The new voting system is expected to be used for the country's next general election in 2019.

The IEC, along with a team of experts from the system's supplier Bharat Electronics Limited (BEL) of India, will demonstrate how the EVM (with the Voter Verifiable Paper Audit Trail (VVPAT)) works, amid calls for the government to abandon the project.

BEL is a state-owned company of India that produces EVM internationally known as Direct Recording Electronic (DRE) voting machines because they record votes directly in electronic memory.

Kabelo Hulela, Public Relations Officer for Independent Electoral Commission (IEC) said the demonstration session, organised for next week will offer an opportunity for those with the know-how to disrupt, hack and compromise the secure performance of the machines to do so.

"All those with the technical capability to hack the EVM are invited to come forward," said Hulela.

Media reports indicate that the voting machines have been banned in Germany, the Netherlands and Ireland because they are prone to hacking and manipulation, and are allowed in most American states only with the back-up of a voter-verified paper trail.

However, the Delhi High Court ruled on 17 January 2012 that the voting machines manufactured by BEL were "tamper-proof".

Last year, Botswana's President Ian Khama signed the Electoral Amendment Bill of 2016, a revision of the existing Electoral Act that paves the way for the introduction of EVMs.

The government believes this technology will improve several processes including registration of voters and preparation of rolls, as well as deleting provisions for supplementary rolls.

Opposition parties remain concerned about the development and claim EVMs are open to security breaches.
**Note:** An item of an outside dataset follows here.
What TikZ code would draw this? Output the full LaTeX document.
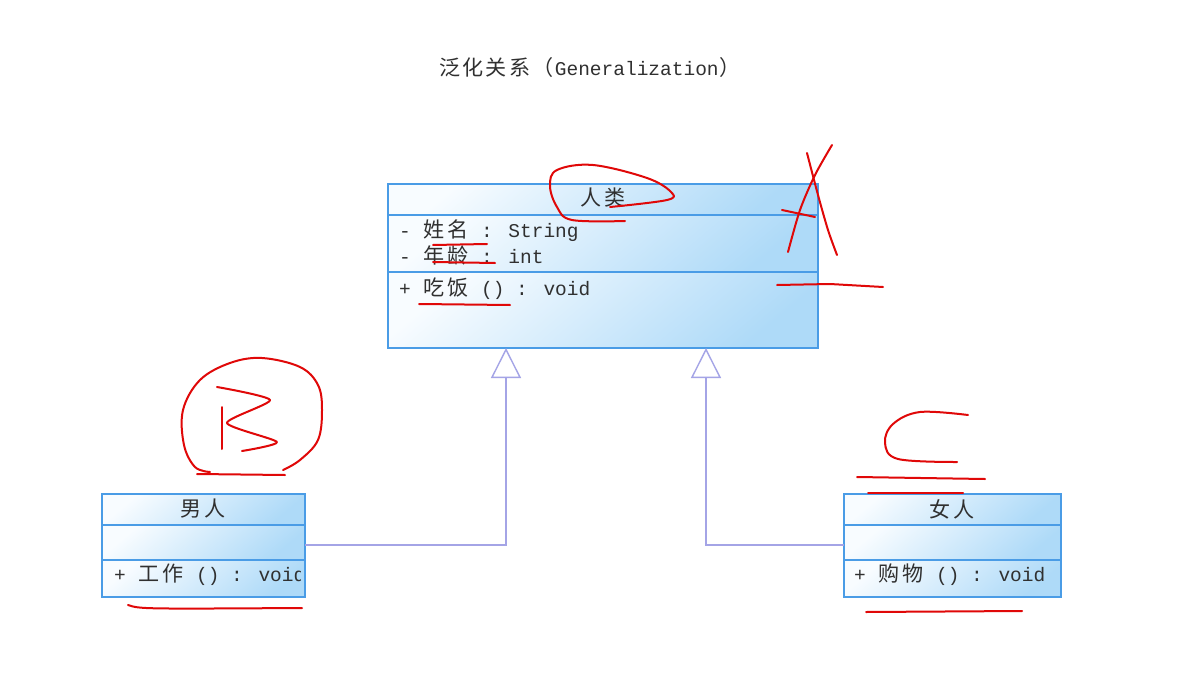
\documentclass[tikz,border=0pt]{standalone}
\usepackage{fontspec}
\setmainfont{Liberation Mono}
\newfontfamily\cjk[Scale=1.08]{Noto Sans CJK SC}
\newcommand\cc[1]{\makebox[23.4pt]{\cjk #1}}
\usetikzlibrary{arrows.meta}
\definecolor{boxline}{HTML}{4A9CE6}
\definecolor{boxlight}{HTML}{F8FCFF}
\definecolor{boxdark}{HTML}{AEDAF8}
\definecolor{genline}{HTML}{A4A4E6}
\definecolor{pen}{HTML}{E00808}
\definecolor{txt}{HTML}{303030}
\tikzset{
  comp/.style={draw=boxline, line width=1.3pt, inner sep=0pt, outer sep=0pt,
    top color=boxlight, bottom color=boxdark, shading angle=40},
  lbl/.style={inner sep=0pt, text=txt, font=\fontsize{19.5}{22}\selectfont},
  gen/.style={draw=genline, line width=1.4pt,
    -{Triangle[open, length=30pt, width=30pt, line width=1.4pt]}},
  ink/.style={draw=pen, line width=2pt, line cap=round, line join=round}
}
\begin{document}
\begin{tikzpicture}[x=1pt, y=-1pt]
\useasboundingbox[fill=white] (0,0) rectangle (1186,685);
% title
\node[lbl] (title) at (590,67) {\cc{泛}\cc{化}\cc{关}\cc{系}\cc{（}Generalization\cc{）}};
% class 人类
\node[comp, minimum width=430pt, minimum height=31pt] (hH) at (603,199.5) {};
\node[comp, minimum width=430pt, minimum height=57pt] (hA) at (603,243.5) {};
\node[comp, minimum width=430pt, minimum height=76pt] (hM) at (603,310) {};
\node[lbl] (hName) at (603,198) {\cc{人}\cc{类}};
\node[lbl, anchor=west] (hA1) at (399,231) {- \cc{姓}\cc{名} : String};
\node[lbl, anchor=west] (hA2) at (399,255) {- \cc{年}\cc{龄} : int};
\node[lbl, anchor=west] (hM1) at (399,289) {+ \cc{吃}\cc{饭} () : void};
% class 男人
\node[comp, minimum width=203pt, minimum height=31pt] (mH) at (203.5,509.5) {};
\node[comp, minimum width=203pt, minimum height=35pt] (mA) at (203.5,542.5) {};
\node[comp, minimum width=203pt, minimum height=37pt] (mM) at (203.5,578.5) {};
\node[lbl] (mName) at (203,509) {\cc{男}\cc{人}};
\begin{scope}
\clip (102,560) rectangle (300,597);
\node[lbl, anchor=west] (mM1) at (114,575) {+ \cc{工}\cc{作} () : void};
\end{scope}
% class 女人
\node[comp, minimum width=217pt, minimum height=31pt] (wH) at (952.5,509.5) {};
\node[comp, minimum width=217pt, minimum height=35pt] (wA) at (952.5,542.5) {};
\node[comp, minimum width=217pt, minimum height=37pt] (wM) at (952.5,578.5) {};
\node[lbl] (wName) at (952,509) {\cc{女}\cc{人}};
\node[lbl, anchor=west] (wM1) at (854,575) {+ \cc{购}\cc{物} () : void};
% generalization connectors
\coordinate (t1) at (506,348);
\coordinate (t2) at (706,348);
\draw[gen] ([yshift=-2.5pt]mA.east) -| (t1);
\draw[gen] ([yshift=-2.5pt]wA.west) -| (t2);
% red annotations
\draw[ink] plot[smooth, tension=0.6] coordinates {(610,207) (667,200) (671,192) (647,178) (593,165) (557,170) (550,186) (557,207) (572,220) (625,221)};
\draw[ink] plot[smooth] coordinates {(832,145) (815,175) (800,210) (788,252)};
\draw[ink] plot[smooth] coordinates {(807,153) (818,195) (828,230) (837,255)};
\draw[ink] (782,210) -- (815,217);
\draw[ink] (777,285) -- (830,284) -- (883,287);
\draw[ink] (433,245) -- (487,244);
\draw[ink] (433,262) -- (495,263);
\draw[ink] (419,304) -- (510,305);
% B
\draw[ink] plot[smooth, tension=0.6] coordinates {(283,470) (300,460) (318,440) (322,410) (318,385) (300,367) (262,358) (230,363) (200,380) (183,410) (184,445) (195,467) (210,472)};
\draw[ink] (197,474) -- (285,475);
\draw[ink] (222,407) -- (222,449);
\draw[ink] plot[smooth, tension=0.4] coordinates {(217,387) (270,400) (227,423) (277,442) (242,451)};
\draw[ink] (128,605) .. controls (140,609) .. (302,608);
% C
\draw[ink] plot[smooth, tension=0.6] coordinates {(968,415) (920,412) (893,424) (885,443) (898,459) (957,462)};
\draw[ink] (857,477) -- (985,479);
\draw[ink] (868,493) -- (963,493);
\draw[ink] (866,612) -- (1022,611);
\end{tikzpicture}
\end{document}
In February, the Botswana Congress Party (BCP) approached the courts to interdict procurement of EVMs which it says is unconstitutional and appealed to the Public Procurement and Asset Disposal Board (PPADP) to intervene.

The PPADB advised BCP to address its concern with the IEC.

BCP President Dumelang Saleshando said the party will not attend the IEC's EVM demonstration, given its pending court case regarding the EVM.

EVM coordinator Gabriel Seeletso said, "As a country, we are desirous to introduce an electoral solution where voters can cast their votes at their own comfort without any delay."